Считая дочь не слишком осмотрительной, Джолион сам себе удивился, когда зачем-то все же рассказал ей, почему Ирэн увезла Джона в Испанию. После того как Джун осмыслила признание, разгорелась дискуссия, позволившая отцу понять всю глубину различия между активным темпераментом дочери и пассивным темпераментом жены. Он даже заметил, что еще не совсем изгладились последствия борьбы за Филипа Босини, которая развернулась поколение назад и в которой пассивный принцип столь поразительным образом восторжествовал над активным. По мнению Джун, скрывать от Джона прошлое родителей было глупо и даже трусливо. «Чистый оппортунизм», – так она сказала.
– Но ведь на оппортунизме, – мягко возразил Джолион, – и строится реальная жизнь, моя дорогая.
– О! – вскричала Джун. – Уж кто-кто, а ты, папа, не можешь всерьез оправдывать ее молчание! Будь твоя воля, ты бы уже все рассказал.
– Может, и рассказал бы, но только для того, чтобы он не узнал от других людей: это рано или поздно произойдет, и будет хуже.
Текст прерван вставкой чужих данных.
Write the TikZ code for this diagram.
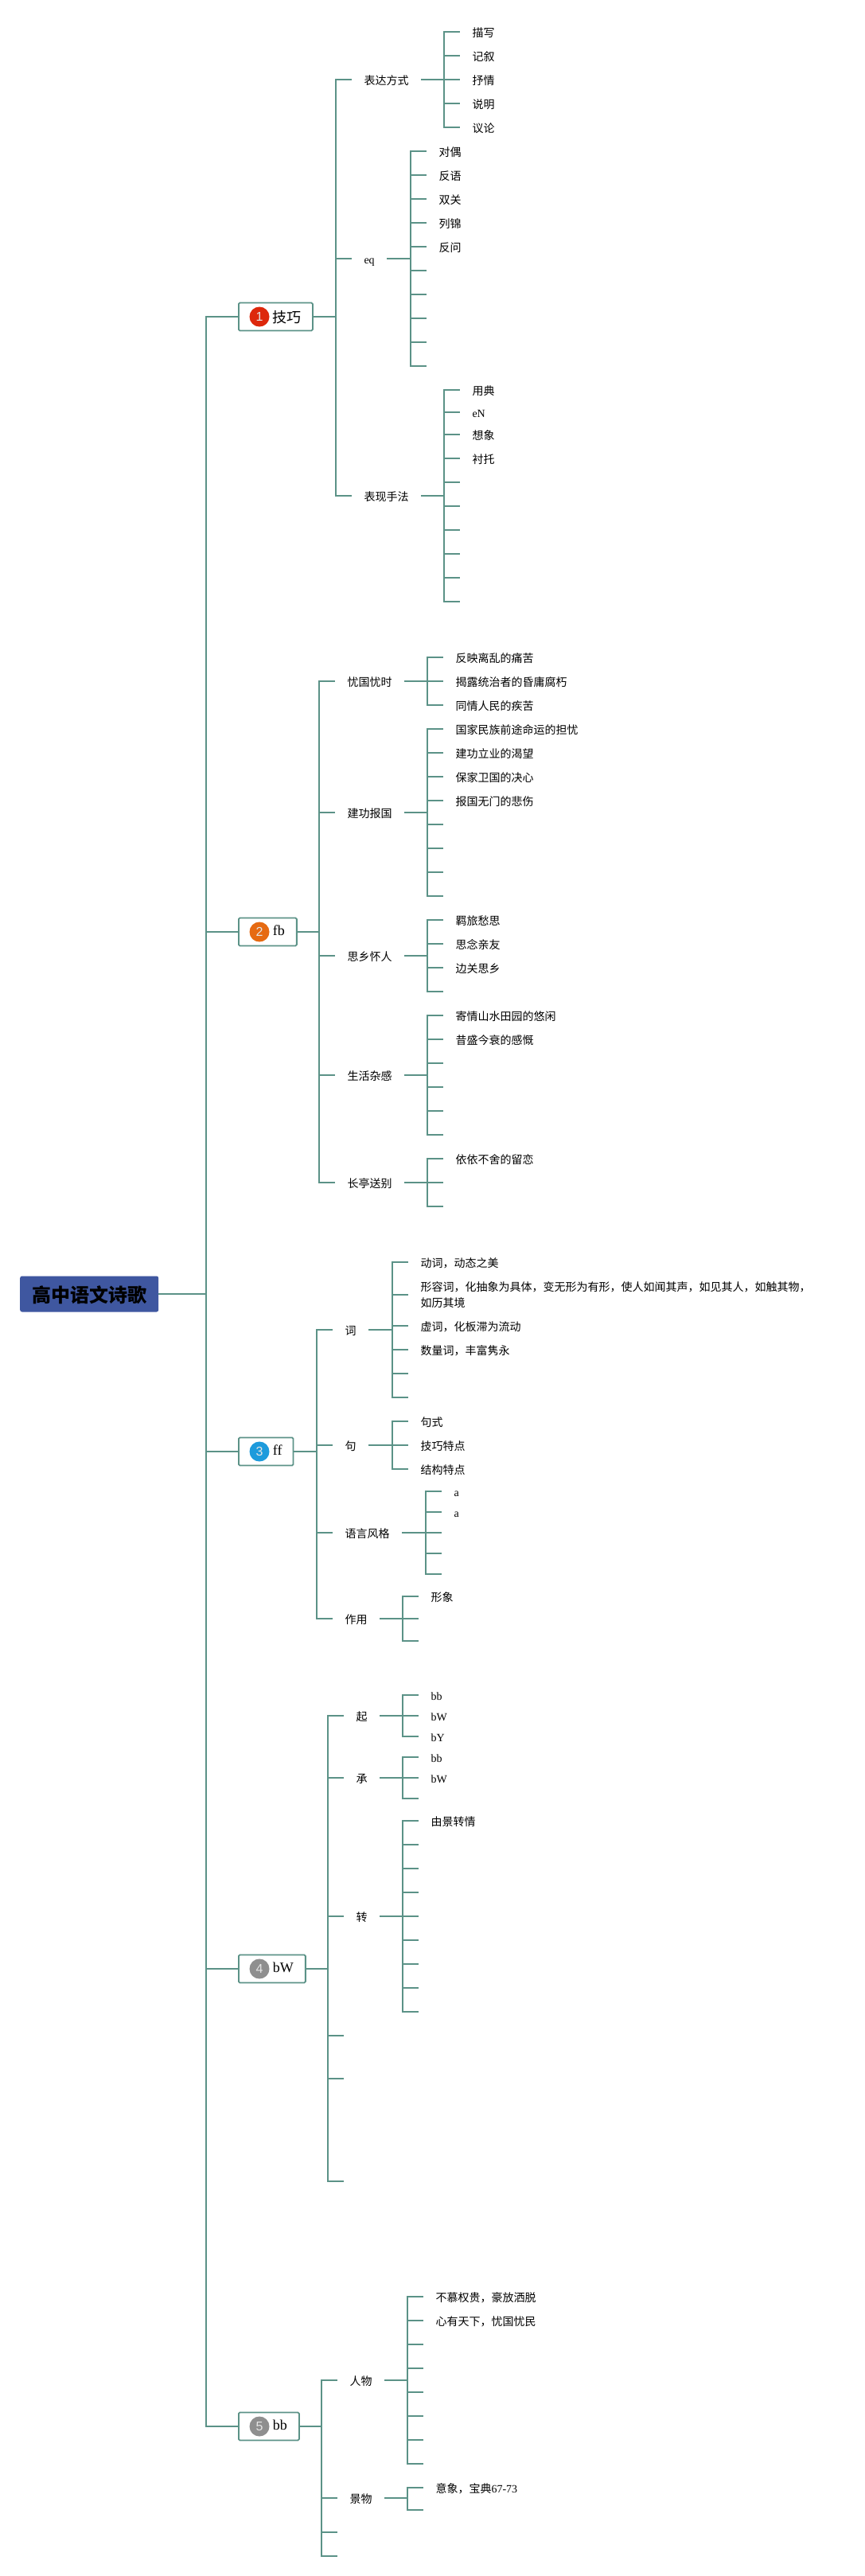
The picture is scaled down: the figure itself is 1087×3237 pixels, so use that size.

– Так чего же ты не объяснишь? Опять не хочешь будить лихо?
– Дорогая, – ответил Джолион, – я никогда не пойду против интуиции Ирэн. Она его мать.
– А ты отец! – воскликнула Джун.
– Что такое чутье мужчины против материнского инстинкта?
– По-моему, ты поступаешь безвольно.
– Возможно, – сказал Джолион, – возможно.